When I met John, I was 25. Twenty-five-year-olds understand themselves to be so mature.

... time passes, as it has, and always will ...

I do not believe I have learned much in the intervening years. But I believe a huge portion of what little I have came - directly or indirectly - from knowing and loving my friend John.

At his memorial service - which we held on his birthday, months after John's death - the consensus on John was absolute. Only half of us had met before, yet we all were in agreement. No one there knew a different John. All the descriptions, stories, confounded experiences and symmetrical coincidences sprouting from his existence agreed. One of the things I'll always remember and aspire to about John was his honesty. It was hard-earned through his life, but earn it he did.

Be honest with yourself. I think getting one or two more people to that point is a legacy John would feel very good about indeed.

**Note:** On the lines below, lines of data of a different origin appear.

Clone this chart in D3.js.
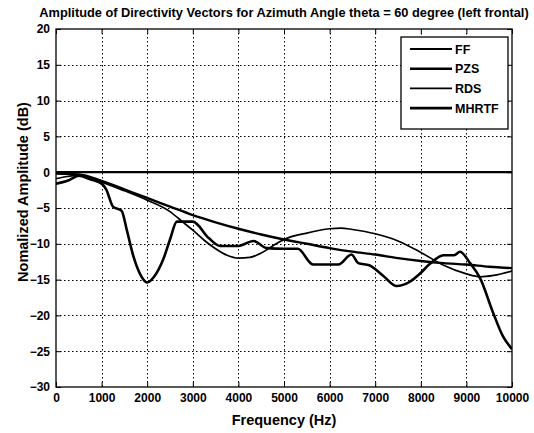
<!DOCTYPE html>
<html>
<head>
<meta charset="utf-8">
<script src="https://cdn.jsdelivr.net/npm/d3@7"></script>
<style>
  html, body { margin: 0; padding: 0; background: #fff; }
  svg { display: block; }
  text { font-family: "Liberation Sans", Arial, sans-serif; font-weight: bold; fill: #000; }
</style>
</head>
<body>
<svg id="chart" width="534" height="433"></svg>
<script>
// Tick values
const xTicks = [0, 1000, 2000, 3000, 4000, 5000, 6000, 7000, 8000, 9000, 10000];
const yTicks = [20, 15, 10, 5, 0, -5, -10, -15, -20, -25, -30];

// Series names
const seriesNames = ["FF", "PZS", "RDS", "MHRTF"];

// FF: free field reference (flat)
const ffFreq = [0, 10000];
const ffAmp = [0, 0];

// PZS
const pzsFreq = [0, 500, 1000, 1500, 2000, 2500, 3000, 3500, 4000, 4500, 5000, 5500, 6000, 6500, 7000, 7500, 8000, 8500, 9000, 9500, 10000];
const pzsAmp = [-0.2, -0.3, -1.2, -2.4, -3.6, -4.8, -6.0, -7.0, -7.9, -8.7, -9.4, -10.0, -10.6, -11.1, -11.5, -12.0, -12.4, -12.7, -12.9, -13.2, -13.4];

// RDS
const rdsFreq = [0, 250, 500, 750, 1000, 1500, 2000, 2500, 2750, 3000, 3250, 3500, 3750, 4000, 4250, 4500, 4750, 5000, 5500, 6000, 6250, 6500, 7000, 7500, 8000, 8500, 9000, 9300, 9600, 10000];
const rdsAmp = [-0.9, -0.6, -0.4, -0.9, -1.4, -2.6, -3.9, -5.5, -6.8, -8.1, -9.5, -10.7, -11.6, -12.0, -11.9, -11.3, -10.3, -9.4, -8.5, -7.9, -7.8, -8.0, -8.6, -9.6, -11.2, -13.0, -14.2, -14.6, -14.4, -13.8];

// MHRTF
const mhrtfFreq = [0, 250, 500, 750, 1000, 1100, 1250, 1440, 1550, 1700, 1850, 2000, 2150, 2350, 2500, 2650, 3000, 3350, 3600, 4000, 4330, 4620, 5000, 5300, 5640, 6190, 6480, 6630, 6870, 7180, 7470, 7760, 7960, 8200, 8500, 8730, 8860, 9080, 9300, 9590, 9800, 10000];
const mhrtfAmp = [-1.6, -1.2, -0.5, -1.0, -1.6, -2.4, -4.8, -5.4, -8.0, -11.8, -14.3, -15.4, -14.6, -12.2, -9.4, -6.9, -6.9, -9.2, -10.3, -10.3, -9.6, -10.6, -10.7, -10.7, -12.9, -12.9, -11.5, -12.7, -13.0, -14.5, -15.9, -15.3, -14.3, -12.8, -11.6, -11.6, -11.1, -12.7, -14.8, -19.7, -22.9, -24.7];

const seriesData = [
  { name: seriesNames[0], freq: ffFreq, amp: ffAmp, width: 2.2 },
  { name: seriesNames[1], freq: pzsFreq, amp: pzsAmp, width: 2.4 },
  { name: seriesNames[2], freq: rdsFreq, amp: rdsAmp, width: 1.7 },
  { name: seriesNames[3], freq: mhrtfFreq, amp: mhrtfAmp, width: 2.6 }
];

const svg = d3.select("#chart");
const plot = { left: 56, right: 512, top: 29, bottom: 387 };

const x = d3.scaleLinear().domain([0, 10000]).range([plot.left, plot.right]);
const y = d3.scaleLinear().domain([-30, 20]).range([plot.bottom, plot.top]);

// Dotted grid
const grid = svg.append("g").attr("stroke", "#000").attr("stroke-width", 1).attr("stroke-dasharray", "1.5,2.5");
grid.selectAll("line.gx").data(xTicks.slice(1, -1)).join("line")
  .attr("x1", d => Math.round(x(d)) + 0.5).attr("x2", d => Math.round(x(d)) + 0.5)
  .attr("y1", plot.top).attr("y2", plot.bottom);
grid.selectAll("line.gy").data(yTicks.slice(1, -1)).join("line")
  .attr("y1", d => Math.round(y(d)) + 0.5).attr("y2", d => Math.round(y(d)) + 0.5)
  .attr("x1", plot.left).attr("x2", plot.right);

// Axes (labels on bottom/left, inward ticks on all four sides)
const tickLen = 5;
const xAxis = d3.axisBottom(x).tickValues(xTicks).tickSizeInner(-tickLen).tickSizeOuter(0).tickPadding(8).tickFormat(d3.format("d"));
const yAxis = d3.axisLeft(y).tickValues(yTicks).tickSizeInner(-tickLen).tickSizeOuter(0).tickPadding(6).tickFormat(d3.format("d"));
const gx = svg.append("g").attr("transform", `translate(0,${plot.bottom})`).call(xAxis);
const gy = svg.append("g").attr("transform", `translate(${plot.left},0)`).call(yAxis);
const gxTop = svg.append("g").attr("transform", `translate(0,${plot.top})`)
  .call(d3.axisTop(x).tickValues(xTicks).tickSizeInner(-tickLen).tickSizeOuter(0).tickFormat(""));
const gyRight = svg.append("g").attr("transform", `translate(${plot.right},0)`)
  .call(d3.axisRight(y).tickValues(yTicks).tickSizeInner(-tickLen).tickSizeOuter(0).tickFormat(""));
[gx, gy, gxTop, gyRight].forEach(g => {
  g.select(".domain").remove();
  g.selectAll(".tick line").attr("stroke", "#000").attr("stroke-width", 1);
});
gx.selectAll(".tick text").attr("font-size", 12).attr("font-family", null).attr("dy", "0.6em");
gy.selectAll(".tick text").attr("font-size", 12).attr("font-family", null);

// Frame
svg.append("rect")
  .attr("x", plot.left).attr("y", plot.top)
  .attr("width", plot.right - plot.left).attr("height", plot.bottom - plot.top)
  .attr("fill", "none").attr("stroke", "#000").attr("stroke-width", 1.3);

// Curves
const line = d3.line().x(d => x(d[0])).y(d => y(d[1])).curve(d3.curveMonotoneX);
svg.append("clipPath").attr("id", "plotclip").append("rect")
  .attr("x", plot.left).attr("y", plot.top)
  .attr("width", plot.right - plot.left).attr("height", plot.bottom - plot.top);
svg.append("g").attr("clip-path", "url(#plotclip)")
  .selectAll("path").data(seriesData).join("path")
  .attr("d", s => line(s.freq.map((f, i) => [f, s.amp[i]])))
  .attr("fill", "none").attr("stroke", "#000")
  .attr("stroke-width", s => s.width)
  .attr("stroke-linejoin", "round");

// Legend
const lg = svg.append("g");
lg.append("rect").attr("x", 401).attr("y", 37).attr("width", 107).attr("height", 92)
  .attr("fill", "#fff").attr("stroke", "#000").attr("stroke-width", 1.3);
const rows = lg.selectAll("g.row").data(seriesData).join("g")
  .attr("transform", (d, i) => `translate(0,${49 + i * 19.7})`);
rows.append("line").attr("x1", 410).attr("x2", 452).attr("y1", 0).attr("y2", 0)
  .attr("stroke", "#000").attr("stroke-width", d => d.width);
rows.append("text").attr("x", 455).attr("y", 0).attr("dy", "0.36em")
  .attr("font-size", 12.5).text(d => d.name);

// Titles
const title = svg.append("text").attr("x", (plot.left + plot.right) / 2).attr("y", 17)
  .attr("text-anchor", "middle").attr("font-size", 11)
  .text("Amplitude of Directivity Vectors for Azimuth Angle theta = 60 degree (left frontal)");
// size the title so it spans the width above the axes
const tw = title.node().getComputedTextLength();
title.attr("font-size", 11 * 490 / tw);

svg.append("text").attr("x", (plot.left + plot.right) / 2).attr("y", 425)
  .attr("text-anchor", "middle").attr("font-size", 14.5)
  .text("Frequency (Hz)");
svg.append("text")
  .attr("transform", `translate(28,192) rotate(-90)`)
  .attr("text-anchor", "middle").attr("font-size", 14.5)
  .text("Nomalized Amplitude (dB)");
</script>
</body>
</html>
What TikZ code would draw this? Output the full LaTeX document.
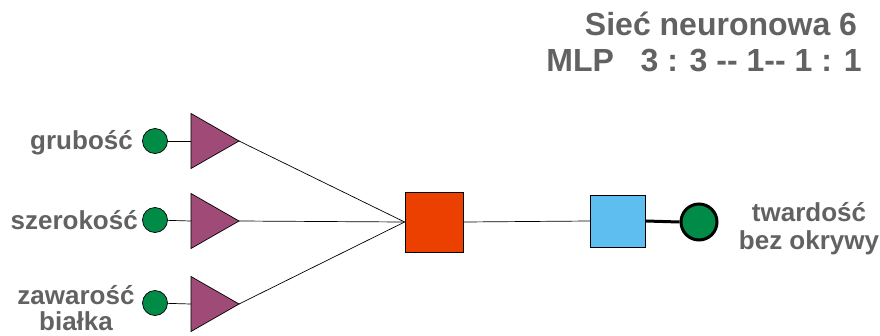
\documentclass[tikz,border=0pt]{standalone}
\usepackage{fontspec}
\setmainfont{Liberation Sans}
\usetikzlibrary{shapes.geometric}
\definecolor{txtgray}{RGB}{98,98,98}
\definecolor{ingreen}{RGB}{0,140,70}
\definecolor{trimauve}{RGB}{160,74,120}
\definecolor{hidred}{RGB}{236,64,0}
\definecolor{outblue}{RGB}{95,190,240}
\tikzset{
  lbl/.style={font=\fontsize{26}{28}\selectfont\bfseries, text=txtgray, inner sep=0pt, align=center},
  ttl/.style={font=\fontsize{32}{36}\selectfont\bfseries, text=txtgray, inner sep=0pt},
  incirc/.style={circle, draw=black, line width=0.7pt, fill=ingreen, minimum size=25pt, inner sep=0pt},
  tri/.style={isosceles triangle, isosceles triangle stretches, draw=black, line width=0.7pt, fill=trimauve,
    minimum width=55pt, minimum height=48pt, inner sep=0pt, outer sep=0pt, shape border rotate=0},
  hidbox/.style={draw=black, line width=0.8pt, fill=hidred, minimum width=58pt, minimum height=60pt, inner sep=0pt},
  outbox/.style={draw=black, line width=0.8pt, fill=outblue, minimum width=55pt, minimum height=52pt, inner sep=0pt},
  outcirc/.style={circle, draw=black, line width=3pt, fill=ingreen, minimum size=36pt, inner sep=0pt},
  wire/.style={draw=black, line width=0.7pt},
  thickwire/.style={draw=black, line width=3pt}
}
\begin{document}
\begin{tikzpicture}[x=1pt,y=-1pt]
\useasboundingbox (0,0) rectangle (880,335);
% title
\node[ttl] (t1) at (721,24) {Sieć neuronowa 6};
\node[ttl] (t2) at (704,61) {MLP\ \ \ 3 : 3 -{}- 1-{}- 1 : 1};
% inputs
\node[incirc] (c1) at (155,141) {};
\node[incirc] (c2) at (155,220) {};
\node[incirc] (c3) at (155,303) {};
\node[lbl, anchor=east] (l1) at (133,143) {grubość};
\node[lbl, anchor=east] (l2) at (138,220) {szerokość};
\node[lbl, font=\fontsize{26}{26}\selectfont\bfseries] (l3) at (76,308) {zawarość\\białka};
% triangles
\node[tri, anchor=apex] (tr1) at (239,141) {};
\node[tri, anchor=apex] (tr2) at (239,221) {};
\node[tri, anchor=apex] (tr3) at (239,304) {};
% hidden
\node[hidbox] (h) at (434,222) {};
\node[outbox] (o) at (618,221) {};
\node[outcirc] (oc) at (699,222) {};
\node[lbl] (ol) at (809,229) {twardość\\bez okrywy};
% wires
\draw[wire] (c1) -- (tr1.lower side);
\draw[wire] (c2) -- (tr2.lower side);
\draw[wire] (c3) -- (tr3.lower side);
\draw[wire] (tr1.apex) -- (h.west);
\draw[wire] (tr2.apex) -- (h.west);
\draw[wire] (tr3.apex) -- (h.west);
\draw[wire] (h.east) -- (o.west);
\draw[thickwire] (o.east) -- (oc.west);
\end{tikzpicture}
\end{document}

If I let go completely of trying, hard or otherwise, to eulogize John, what I get is this:
John, I really, really miss you. I wish we'd had more time, I'd made more time, I'd understood the end a bit better before it arrived. I got to tell you a lot that I loved you in your last couple of years, and I hope you know how much I meant and felt it when I did. I feel it now. That's the really shit thing about grief, John. That's what a ghost is.

Thank you. Love you.

P.S. - John had another, less-reputable legacy, which I'll aim to carry on in my own little way, like a god-awful torch of homonym:

The man himself.

As you know, Saint Patrick walked barefoot as an act of contrition, which made his feet rugged and blistered. He ate an ascetic’s diet, which made him weak and additionally gave him bad breath.
All of this made him...
A super-calloused fragile mystic, hexed by halitosis.